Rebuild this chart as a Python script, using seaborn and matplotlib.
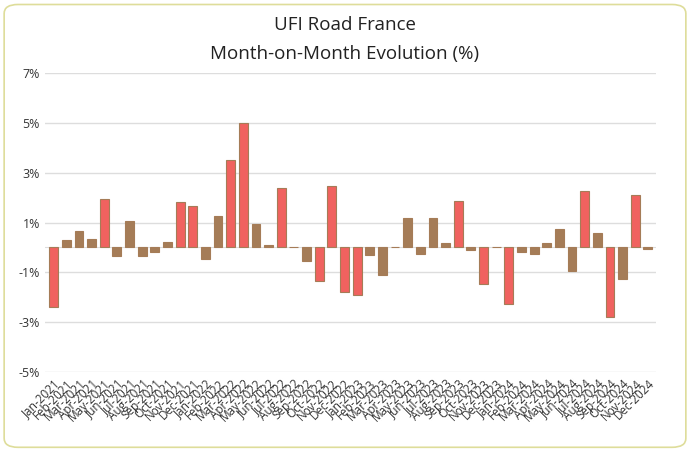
import matplotlib
matplotlib.use("Agg")
import matplotlib.pyplot as plt
import seaborn as sns
import pandas as pd
from matplotlib.patches import FancyBboxPatch

months = [f"{m}-{y}" for y in (2021, 2022, 2023, 2024) for m in
          ["Jan","Feb","Mar","Apr","May","Jun","Jul","Aug","Sep","Oct","Nov","Dec"]]
values = [-2.39, 0.28, 0.65, 0.35, 1.93, -0.35, 1.05, -0.35, -0.2, 0.2, 1.83, 1.65,
          -0.48, 1.27, 3.52, 4.99, 0.95, 0.1, 2.4, 0.0, -0.55, -1.33, 2.45, -1.8,
          -1.89, -0.32, -1.12, 0.02, 1.2, -0.25, 1.2, 0.18, 1.85, -0.12, -1.45, 0.0,
          -2.25, -0.17, -0.25, 0.18, 0.75, -0.95, 2.27, 0.56, -2.8, -1.27, 2.11, -0.05]
yticks = [7, 5, 3, 1, -1, -3, -5]

RED, BROWN = "#f0625f", "#a57c57"
df = pd.DataFrame({"month": months, "value": values})
colors = [RED if abs(v) > 1.3 else BROWN for v in values]

plt.rcParams["font.family"] = "Open Sans"
fig = plt.figure(figsize=(6.9, 4.5), dpi=100)
fig.patches.append(FancyBboxPatch((0.006, 0.006), 0.988, 0.984, boxstyle="round,pad=0,rounding_size=0.02",
                                  transform=fig.transFigure, fill=False, ec="#dedd9a", lw=1.2))
ax = fig.add_axes([0.065, 0.173, 0.885, 0.665])
sns.barplot(data=df, x="month", y="value", hue="month", palette=colors, legend=False,
            width=0.7, ax=ax, saturation=1, edgecolor=BROWN, linewidth=0.8)
ax.set_ylim(-5, 7)
ax.set_yticks(yticks)
ax.set_yticklabels([f"{t}%" for t in yticks], fontsize=9, color="#333333")
ax.set_xticks(range(len(months)))
ax.set_xticklabels(months, rotation=45, ha="right", rotation_mode="anchor", fontsize=8.5, color="#333333")
ax.grid(axis="y", color="#dddddd", lw=1)
ax.set_axisbelow(True)
ax.axhline(0, color="#dddddd", lw=0.8, zorder=0)
for s in ax.spines.values():
    s.set_visible(False)
ax.tick_params(length=0)
ax.set_xlabel(""); ax.set_ylabel("")
ax.set_xlim(-0.7, 47.6)
fig.text(0.5, 0.945, "UFI Road France", ha="center", va="center", fontsize=13.5, color="#222222")
fig.text(0.5, 0.88, "Month-on-Month Evolution (%)", ha="center", va="center", fontsize=13.5, color="#222222")
fig.savefig("out.png", dpi=100)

· · · · ·

### Goal of the exercise
Extract the lines exactly, please: the first line of the listing, the line with "from matplotlib.patches import FancyBboxPatch", and every line between them, but no pictures.

### Exercise response
Rebuild this chart as a Python script, using seaborn and matplotlib.
import matplotlib
matplotlib.use("Agg")
import matplotlib.pyplot as plt
import seaborn as sns
import pandas as pd
from matplotlib.patches import FancyBboxPatch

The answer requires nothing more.